Il turismo funziona
ma serve una cultura

Il turismo corre, il turismo va spinto. Sembra un paradosso, ma è una regola economica e sociale. Mentre gli investimenti dei privati e i dati dei visitatori sul lago accelerano, c’è qualcosa che procede ancora troppo a rilento. Qualcosa di più profondo: si chiama cultura, una visione che può svelare se a questo settore strategico e dall’indotto praticamente incalcolabile si crede davvero.

Partiamo dalle cifre travolgenti di questi giorni, tanto che si è parlato di febbre del turismo, una febbre buona non da curare bensì da alimentare. Una su tutte: due milioni, tante le persone che hanno visitato la “Città dei Balocchi” durante il periodo natalizio. Come riempire San Siro per 25 giorni di fila, hanno commentato gli organizzatori con un’immagine suggestiva che imprime ulteriore forza al dato. In quei giorni, insomma, una marea di persone e di famiglie ha voluto gioiosamente invadere Como, partecipare agli eventi, ammirarne la bellezza, il gioco di luci, un’atmosfera che valorizzava il lago in un periodo in cui non è certo meno bello, ma le presenze per forza di cose si riducono.

E qui bisogna subito fermarsi e riflettere sulle proprie parole. Per forza di cose? Sarà proprio così? Sulla destagionalizzazione il dibattito ha vissuto un’accelerazione, prendendo spunto da un dato di fatto: l’arrivo di turisti da luoghi sempre più lontani, con diversi periodi di vacanza e condizioni climatiche. Fece scuola durante Expo la delegazione dell’Oman al Grumello, che si stupì del rammarico dei padroni di casa di fronte al lago in tempesta: mai visto niente di più meraviglioso, assicurarono.

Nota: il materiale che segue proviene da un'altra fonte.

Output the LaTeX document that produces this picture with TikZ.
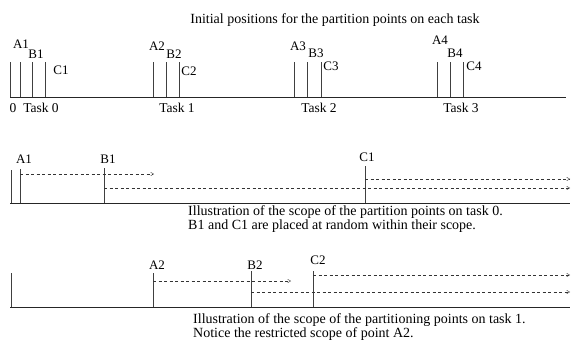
\documentclass[tikz,border=0pt]{standalone}
\usepackage{fontspec}
\setmainfont{Liberation Serif}
\usetikzlibrary{arrows.meta}
\begin{document}
\begin{tikzpicture}[x=1pt,y=-1pt,
  base/.style={line width=0.6pt, black!85},
  tickline/.style={line width=0.5pt, black!75},
  scopearrow/.style={dash pattern=on 3pt off 2.5pt, line width=0.4pt, black!80,
    -{Straight Barb[length=3pt,width=3.5pt]}},
  lab/.style={font=\fontsize{13}{15}\selectfont, inner sep=0pt},
  tasklab/.style={font=\fontsize{13.5}{15}\selectfont, inner sep=0pt},
  captext/.style={font=\fontsize{14}{16}\selectfont, inner sep=0pt, anchor=west},
]
\useasboundingbox (0,0) rectangle (572,340);

% title
\node[captext, anchor=center] (title) at (335,20) {Initial positions for the partition points on each task};

% ---------- row 1 ----------
\coordinate (r1l) at (10,97);
\coordinate (r1r) at (566,97);
\draw[base] (r1l) -- (r1r);
\foreach \x/\n in {10/z0,20/a1,32/b1,45/c1,153/a2,166/b2,179/c2,294/a3,307/b3,321/c3,437/a4,450/b4,463/c4}{
  \coordinate (r1\n b) at (\x,97);
  \coordinate (r1\n t) at (\x,62);
  \draw[tickline] (r1\n b) -- (r1\n t);
}
\node[lab] (lA1) at (21,44) {A1};
\node[lab] (lB1) at (36,54) {B1};
\node[lab] (lC1) at (61,70) {C1};
\node[lab] (lA2) at (157,46) {A2};
\node[lab] (lB2) at (174,54) {B2};
\node[lab] (lC2) at (189,71) {C2};
\node[lab] (lA3) at (298,46) {A3};
\node[lab] (lB3) at (316,53) {B3};
\node[lab] (lC3) at (331,66) {C3};
\node[lab] (lA4) at (440,40) {A4};
\node[lab] (lB4) at (455,53) {B4};
\node[lab] (lC4) at (474,66) {C4};
\node[tasklab] (zero) at (13,108) {0};
\node[tasklab] (task0) at (41,108) {Task 0};
\node[tasklab] (task1) at (177,108) {Task 1};
\node[tasklab] (task2) at (319,108) {Task 2};
\node[tasklab] (task3) at (461,108) {Task 3};

% ---------- row 2 ----------
\coordinate (r2l) at (10,203);
\coordinate (r2r) at (570,203);
\draw[base] (r2l) -- (r2r);
\coordinate (r2zb) at (11,203); \coordinate (r2zt) at (11,170);
\coordinate (r2ab) at (20,203); \coordinate (r2at) at (20,169);
\coordinate (r2bb) at (104,203); \coordinate (r2bt) at (104,168);
\coordinate (r2cb) at (365,203); \coordinate (r2ct) at (365,166);
\draw[tickline] (r2zb) -- (r2zt);
\draw[tickline] (r2ab) -- (r2at);
\draw[tickline] (r2bb) -- (r2bt);
\draw[tickline] (r2cb) -- (r2ct);
\node[lab] (mA1) at (24,159) {A1};
\node[lab] (mB1) at (108,159) {B1};
\node[lab] (mC1) at (367,157) {C1};
\coordinate (sA1) at (20,174);  \coordinate (eA1) at (154,174);
\coordinate (sB1) at (104,188); \coordinate (eB1) at (570,188);
\coordinate (sC1) at (365,179); \coordinate (eC1) at (570,179);
\draw[scopearrow] (sA1) -- (eA1);
\draw[scopearrow] (sB1) -- (eB1);
\draw[scopearrow] (sC1) -- (eC1);
\node[captext] (cap1) at (188,212) {Illustration of the scope of the partition points on task 0.};
\node[captext] (cap2) at (188,226) {B1 and C1 are placed at random within their scope.};

% ---------- row 3 ----------
\coordinate (r3l) at (10,307);
\coordinate (r3r) at (570,307);
\draw[base] (r3l) -- (r3r);
\coordinate (r3zb) at (11,307); \coordinate (r3zt) at (11,273);
\coordinate (r3ab) at (153,307); \coordinate (r3at) at (153,273);
\coordinate (r3bb) at (251,307); \coordinate (r3bt) at (251,271);
\coordinate (r3cb) at (313,307); \coordinate (r3ct) at (313,271);
\draw[tickline] (r3zb) -- (r3zt);
\draw[tickline] (r3ab) -- (r3at);
\draw[tickline] (r3bb) -- (r3bt);
\draw[tickline] (r3cb) -- (r3ct);
\node[lab] (nA2) at (157,265) {A2};
\node[lab] (nB2) at (255,265) {B2};
\node[lab] (nC2) at (318,260) {C2};
\coordinate (sA2) at (153,281); \coordinate (eA2) at (291,281);
\coordinate (sB2) at (251,292); \coordinate (eB2) at (570,292);
\coordinate (sC2) at (313,275); \coordinate (eC2) at (570,275);
\draw[scopearrow] (sA2) -- (eA2);
\draw[scopearrow] (sB2) -- (eB2);
\draw[scopearrow] (sC2) -- (eC2);
\node[captext] (cap3) at (193,320) {Illustration of the scope of the partitioning points on task 1.};
\node[captext] (cap4) at (193,334) {Notice the restricted scope of point A2.};
\end{tikzpicture}
\end{document}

Secondo aspetto, gli investimenti. Intanto, l’apertura del nuovo Hilton, ma altri segnali stanno arrivando, future inaugurazioni, progetti che affiorano. Con un punto di riferimento che si collega al ragionamento precedente: apertura per l’intero anno.

Si può, anche con un calendario di eventi che si arricchisce, soprattutto che definisce in maniera incisiva un periodo, magari prima tendenzialmente più spoglio. Uniti nel far sì che il lago di Como sia il luogo dove la magia si sprigiona, in ogni giorno e ogni stagione.

Un rischio, però, c’è. Innanzitutto quello di rallegrarsi e dire: fantastico, il turismo ha ottimi risultati, quindi stiamo tranquilli e badiamo ad altro. La regola di un imprenditore illuminato è quella di reinventarsi e innovare non solo quando non ottiene ciò che sperava; al contrario, ancora di più quando le cose vanno bene.

Non esistono automatismi e se qualcuno se lo fosse dimenticato, la crisi economica ha dato uno spiacevole contributo a rinfrescare la memoria in questi anni.

Il turismo va alimentato. E oltre agli investimenti coraggiosi dei privati, agli operatori che non si fermano mai, a chi si industria per far trovare una manifestazione capace di parlare a tutto il mondo, occorre compiere un altro, strategico passo.

La tassa di soggiorno può essere una leva per mantenere in moto il processo e anche per fargli aumentare la velocità e la qualità se possibile. Bisogna investire, e bene. Non è solo – pur importante – questione di avere buoni uffici dove dare informazioni, guide e cartelli anche in inglese: tutti elementi che dovrebbero essere prerequisiti.

Ci vuole altro ancora. Significa investire in un territorio più accogliente. Che sia tenuto pulito e in ordine, abbellendolo anche con quei fiori che dovrebbero essere un must in una delle patrie del florovivaismo. Che abbia illuminazione in grazia di Dio, nella città di Alessandro Volta. Oppure orologi a posto, non che sembrano sintonizzati a caso sui vari fusi del mondo.

Una cultura turistica è una località dove ci si sente accolti anche guardandosi in giro e dove si vuole tornare. E dove è persino bello vivere. Già, perché una città con cultura turistica non toglie niente: casomai fa bene anche ai comaschi.